Nichols, 43, was sentenced June 4 to life in prison without the possibility of parole for conspiracy to bomb the Oklahoma City building. He also received eight concurrent six-year terms in prison for the deaths of eight federal agents in the blast.

In addition, U.S. District Judge Richard P. Matsch ordered Nichols to pay $14.5 million in restitution to the government. During the sentencing, Matsch called the case a crime against the U.S. Constitution as well as against the human victims.

Nichols was convicted in December of conspiracy to blow up a federal building and of eight counts of involuntary manslaughter.

Some had feared that Nichols would get off lightly because the Denver jury had acquitted him of first-degree murder charges and had deadlocked during the penalty phase in early January, sending the case back to the judge for sentencing.

Marshall had been angry that the jurors could not reach a death penalty verdict. She believes they took the case too lightly and didn't listen to the evidence.
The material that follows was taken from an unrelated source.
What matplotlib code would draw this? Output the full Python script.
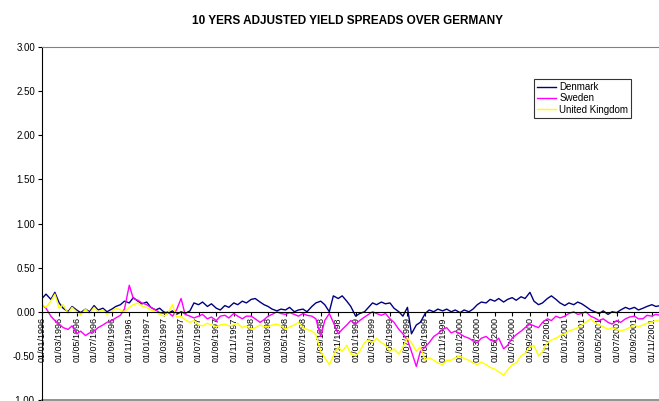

She said she was pleased "with the fact that the U.S. attorney's office did such a good job of portraying him (Nichols) as an enemy of the Constitution" during the sentencing hearing. She thinks the prosecutors' persuasiveness contributed to the stiff sentence.

The U.S. attorney's office is setting up a meeting on June 20 for victims' families to talk with jurors from the trial of Timothy McVeigh, according to Marshall. McVeigh was convicted and sentenced to death for his role in the bombing, and Marshall said she had no problems with that jury.

"I would really like to talk to the forewoman of the Nichols trial," she added.

Many family members of victims "have vested a lot of hope" that Nichols will eventually receive the death penalty after being tried on state charges in Oklahoma later this year, Marshall said. Bob Macy, the district attorney for Oklahoma County, has a strong conviction record in death penalty cases, she said.